I like petting a warm, purring creature as much as the next guy, but I sort of stopped being able to breathe. I blamed my uncle's cigar, but my aunt said, "I think you're allergic to cats!"

It was a moment of epiphany. Suddenly, my annual spring "cold" stopped being a matter of poor personal hygiene, as my mother had it, and became something out of my control, due to pollen and mold. The red welts the dorm-cat raised when it clawed me, and me alone, made sense. I need only avoid cats in the future -- and drive myself to the woods.

The power of understanding is limited, however. All of a sudden, cats were everywhere I went -- shedding in a house on an overnight stop; contaminating carpets where I must sit; crawling unbidden into my lap (for I am warmer than the average lounge lizard). It was years before I learned of antihistamines, and I would not have been able to afford them at first, anyway.

My boss once offered me his spare room as emergency quarters during a blizzard. There was an air mattress on the floor, and an assurance, "Oh, no, the cat never goes in there, it's too cold!" And to be sure, it was cold, but the room's door lacked an inch of the floor and the steady bar of light it admitted was accompanied by a warm breeze that was heavily freighted with cat dander. I was beyond congested. It was the most expensive $50 (for a motel room) I ever saved.

My wife's best friend collects cats. She's up to five. This makes visits awkward.

My first house was found to have cat hair an inch deep in the heating ducts. I took the precaution of having the ducts cleaned, just on principle, for the door to the cellar had a cat-sized opening in it and I thought I had seen cat dishes.

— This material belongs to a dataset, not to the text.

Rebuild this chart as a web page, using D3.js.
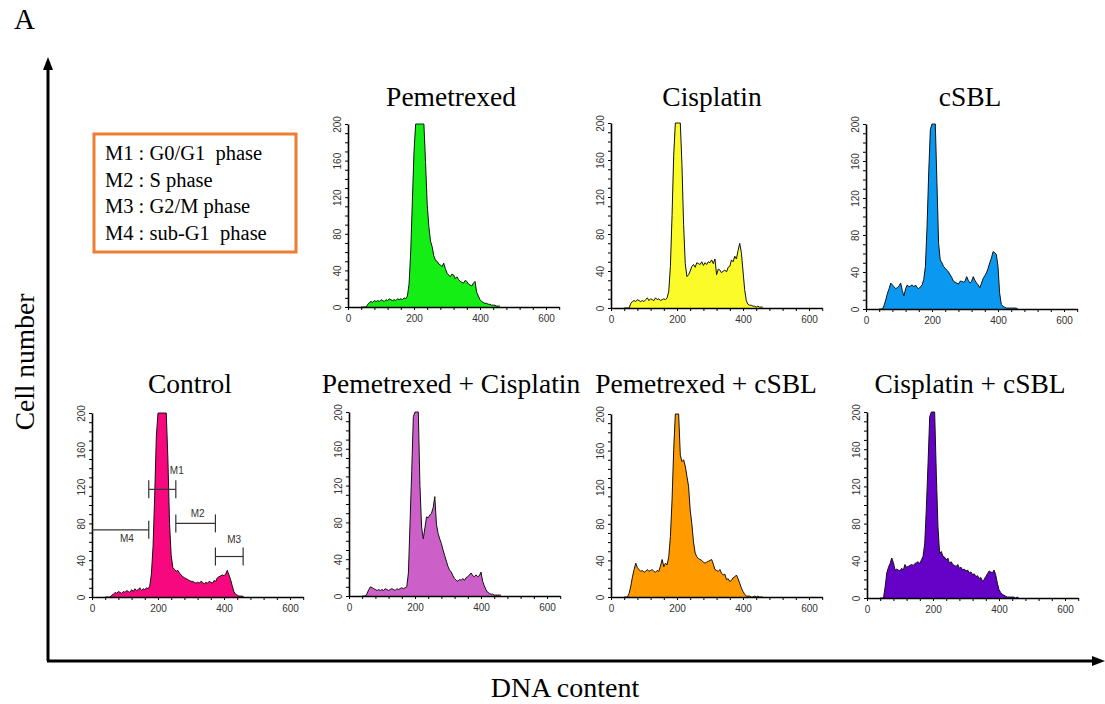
<!DOCTYPE html>
<html>
<head>
<meta charset="utf-8">
<script src="https://cdn.jsdelivr.net/npm/d3@7"></script>
<style>
  html, body { margin: 0; padding: 0; background: #fff; }
  svg { display: block; }
</style>
</head>
<body>
<svg id="chart" width="1105" height="704"></svg>
<script>
// ---------- DATA ----------
// DNA-content channels (bin centres) covered by the histograms
const channels = d3.range(40, 465, 5);

const control = [
  0,0,0,0,2,3,5,4,6,5,
  4,6,5,7,6,5,8,6,9,7,
  8,10,7,9,8,10,9,12,25,55,
  110,175,200,200,200,200,200,200,150,80,
  45,32,30,28,29,26,24,22,21,20,
  19,18,17,17,16,15,16,15,17,16,
  14,16,15,17,16,15,18,17,21,22,
  23,24,23,25,29,24,19,12,6,3,
  2,1,1,1,0];

const pemetrexed = [
  0,0,0,0,3,5,6,5,7,6,
  7,6,8,7,6,8,7,9,8,7,
  8,7,9,8,9,8,10,9,12,25,
  60,115,170,200,200,200,200,200,200,158,
  112,88,72,66,56,51,50,47,46,44,
  48,42,37,35,33,36,35,31,33,30,
  28,27,26,29,28,25,24,23,26,28,
  16,12,8,6,5,4,4,3,3,2,
  2,2,1,1,1];

const cisplatin = [
  0,0,0,0,5,7,8,7,9,8,
  7,8,7,9,11,8,10,9,8,11,
  9,10,8,9,10,9,11,18,45,100,
  165,200,200,200,200,155,90,48,34,36,
  40,45,47,44,49,48,47,50,46,49,
  47,50,49,52,48,53,36,42,41,38,
  40,41,39,44,45,52,50,56,53,62,
  70,60,40,20,8,4,3,3,2,2,
  1,2,1,1,1];

const csbl = [
  0,0,0,4,10,17,22,28,26,24,
  22,23,25,28,20,14,22,26,24,25,
  26,24,26,23,22,24,26,32,46,89,
  147,194,200,200,200,136,71,53,50,46,
  44,42,40,37,34,30,29,28,27,30,
  30,29,30,35,31,28,30,35,31,28,
  26,23,28,33,36,39,44,50,55,62,
  61,59,46,17,5,3,2,1,1,1,
  1,1,1,1,0];

const pemCis = [
  0,0,0,3,7,10,9,8,7,6,
  7,6,7,6,8,7,6,7,8,7,
  6,8,7,8,9,8,9,10,25,80,
  135,195,200,200,200,120,75,62,74,86,
  85,88,90,96,108,78,68,62,57,50,
  44,38,32,28,26,22,19,17,16,18,
  17,19,17,20,21,23,25,22,21,23,
  21,22,26,16,11,7,4,3,2,2,
  1,1,1,1,1];

const pemCsbl = [
  0,0,0,4,12,22,30,37,32,30,
  28,29,27,28,30,28,29,30,28,27,
  29,28,34,41,33,37,35,44,66,106,
  161,200,200,200,155,148,150,143,132,121,
  95,80,60,48,44,42,41,40,38,37,
  38,39,40,41,36,30,29,28,30,26,
  24,25,19,20,17,18,21,22,24,20,
  15,10,6,3,1,1,1,0,0,1,
  0,1,0,0,0];

const cisCsbl = [
  0,0,0,12,27,33,37,43,38,30,
  31,30,29,32,30,36,33,34,35,36,
  35,37,38,39,37,41,45,59,98,145,
  195,200,200,200,134,77,48,50,45,44,
  41,43,37,39,36,35,34,36,32,33,
  30,31,29,30,27,28,25,26,23,24,
  21,22,18,20,23,26,29,28,27,30,
  25,16,9,6,4,3,2,1,1,1,
  1,1,0,1,0];

const panelTitles = ["Pemetrexed", "Cisplatin", "cSBL", "Control",
  "Pemetrexed + Cisplatin", "Pemetrexed + cSBL", "Cisplatin + cSBL"];
const panelSeries = [pemetrexed, cisplatin, csbl, control, pemCis, pemCsbl, cisCsbl];
const panelColors = ["#14ee14", "#fbfb2a", "#0a98f0", "#f7087f", "#cc60c8", "#ff9a00", "#6602c8"];

const xTickLabels = [0, 200, 400, 600];
const yTickLabels = [0, 40, 80, 120, 160, 200];

// Gate markers drawn on the Control histogram
const markerNames  = ["M1", "M2", "M3", "M4"];
const markerStart  = [172, 254, 374, 0];
const markerEnd    = [254, 374, 458, 172];
const markerLevel  = [117, 80, 44, 73];
const markerLabelX = [257, 320, 431, 106];
const markerLabelY = [138, 91, 63, 64];

const legendLines = ["M1 : G0/G1\u00a0 phase", "M2 : S phase", "M3 : G2/M phase", "M4 : sub-G1\u00a0 phase"];

// ---------- LAYOUT ----------
const layout = [
  {x0: 348, top: 124, bottom: 307, tx: 451, ty: 106},
  {x0: 611, top: 123, bottom: 308, tx: 712, ty: 106},
  {x0: 866, top: 124, bottom: 309, tx: 970, ty: 106},
  {x0: 92,  top: 413, bottom: 597, tx: 190, ty: 393},
  {x0: 349, top: 412, bottom: 596, tx: 451, ty: 393},
  {x0: 611, top: 414, bottom: 597, tx: 706, ty: 393},
  {x0: 867, top: 412, bottom: 598, tx: 970, ty: 393}
];
const pxPerUnit = 0.33;

const svg = d3.select("#chart");
const serif = "'Liberation Serif', 'Times New Roman', serif";
const sans = "'Liberation Sans', Arial, Helvetica, sans-serif";

// ---------- big axes ----------
svg.append("text").attr("x", 14).attr("y", 29)
  .attr("font-family", serif).attr("font-size", 29).text("A");

svg.append("line").attr("x1", 48).attr("y1", 661).attr("x2", 48).attr("y2", 66)
  .attr("stroke", "#000").attr("stroke-width", 3);
svg.append("path").attr("d", "M48,57 L53,70 L43,70 Z").attr("fill", "#000");
svg.append("line").attr("x1", 47).attr("y1", 661).attr("x2", 1094).attr("y2", 661)
  .attr("stroke", "#000").attr("stroke-width", 3);
svg.append("path").attr("d", "M1105,661 L1092,656 L1092,666 Z").attr("fill", "#000");

svg.append("text").attr("transform", "translate(34,362) rotate(-90)")
  .attr("text-anchor", "middle").attr("font-family", serif).attr("font-size", 27.5)
  .text("Cell number");
svg.append("text").attr("x", 565).attr("y", 697)
  .attr("text-anchor", "middle").attr("font-family", serif).attr("font-size", 28)
  .text("DNA content");

// ---------- legend ----------
svg.append("rect").attr("x", 94).attr("y", 134).attr("width", 202).attr("height", 118)
  .attr("fill", "none").attr("stroke", "#ed7d31").attr("stroke-width", 3);
svg.selectAll("text.legend").data(legendLines).enter().append("text")
  .attr("class", "legend")
  .attr("x", 105).attr("y", (d, i) => 160 + i * 26.5)
  .attr("font-family", serif).attr("font-size", 20.5).text(d => d);

// ---------- panels ----------
panelSeries.forEach((series, p) => {
  const L = layout[p];
  const x = d3.scaleLinear().domain([0, 640]).range([L.x0, L.x0 + 640 * pxPerUnit]);
  const y = d3.scaleLinear().domain([0, 200]).range([L.bottom, L.top]);
  const g = svg.append("g");
  const pts = channels.map((c, i) => [c, Math.min(series[i], 200)]);

  g.append("path").datum(pts)
    .attr("d", d3.area().x(d => x(d[0])).y0(y(0)).y1(d => y(d[1])))
    .attr("fill", panelColors[p]);
  g.append("path").datum(pts)
    .attr("d", d3.line().x(d => x(d[0])).y(d => y(d[1])))
    .attr("fill", "none").attr("stroke", "#111").attr("stroke-width", 1)
    .attr("stroke-linejoin", "round");

  // y axis
  const ya = g.append("g").attr("transform", `translate(${L.x0},0)`)
    .call(d3.axisLeft(y).tickValues(d3.range(0, 201, 10)).tickSize(3).tickSizeOuter(0)
      .tickFormat(d => yTickLabels.includes(d) ? d : ""));
  ya.select(".domain").attr("stroke", "#000").attr("stroke-width", 1.6);
  ya.selectAll(".tick line").attr("stroke", "#000").attr("stroke-width", 1);
  ya.selectAll(".tick text")
    .attr("transform", "rotate(-90)")
    .attr("x", 0).attr("y", -7).attr("dy", 0)
    .attr("text-anchor", "middle")
    .attr("font-family", sans).attr("font-size", 10).attr("fill", "#333");

  // x axis
  const xa = g.append("g").attr("transform", `translate(0,${L.bottom})`)
    .call(d3.axisBottom(x).tickValues(d3.range(0, 641, 40)).tickSize(3).tickSizeOuter(0)
      .tickFormat(d => xTickLabels.includes(d) ? d : ""));
  xa.select(".domain").attr("stroke", "#000").attr("stroke-width", 1.6);
  xa.selectAll(".tick line").attr("stroke", "#000").attr("stroke-width", 1);
  xa.selectAll(".tick text").attr("y", 8).attr("dy", "0.71em")
    .attr("font-family", sans).attr("font-size", 10).attr("fill", "#333");

  // title
  svg.append("text").attr("x", L.tx).attr("y", L.ty).attr("text-anchor", "middle")
    .attr("font-family", serif).attr("font-size", 27.5).text(panelTitles[p]);

  // markers on Control
  if (panelTitles[p] === "Control") {
    const mg = g.append("g").attr("stroke", "#333").attr("stroke-width", 1.2);
    markerNames.forEach((m, i) => {
      const yy = y(markerLevel[i]);
      mg.append("line").attr("x1", x(markerStart[i])).attr("x2", x(markerEnd[i]))
        .attr("y1", yy).attr("y2", yy);
      const caps = markerStart[i] === 0 ? [markerEnd[i]] : [markerStart[i], markerEnd[i]];
      caps.forEach(c => mg.append("line").attr("x1", x(c)).attr("x2", x(c))
        .attr("y1", yy - 9).attr("y2", yy + 9));
      g.append("text").attr("x", x(markerLabelX[i])).attr("y", y(markerLabelY[i]))
        .attr("dy", "0.35em").attr("text-anchor", "middle")
        .attr("font-family", sans).attr("font-size", 10).attr("fill", "#333").text(m);
    });
  }
});
</script>
</body>
</html>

I can't hate cats, I just can't touch them. Which is just as well, now, as I look out the back windows of the house and watch one of the neighborhood's semi-wild cats peek under my backyard plants, hunting the wily chipmunk, and rub off the paint on the corner of the garage. The birds that frequent my overgrown yard are a constant source of fascination to the cats as well as me, but the nests are safe, since the cats are not hungry enough to climb. Besides, people sometimes sally from our house waving their arms and hollering "boogaboogabooga-SHOO!" (This amuses the squirrels but does seem to make the cats nervous. I can't say they actually run away, but they do leave promptly, which is good enough.)

REVENANT

On moist days,
the ghosts of Nat's cats
rise up downstairs.
As wisps of scent,
they pace the cellar doubtfully
and peer for landmarks:
Behind the boiler,
between the cabinets.

So much has changed.
Once a train set filled the front,
a jewel-like world
off-limits to cats and kids;
in back hung ordered tools,
obscure in the dimness --
and the laundry was Her space,
she of the soft voice and gentle hands
that filled small dishes.

Now there's just the heaped possessions
of the careless, catless people
of the new millennium.
But Nat's cats remember.
And they miss their litter box,
which so often they missed in life,
to ensure that no one would forget them.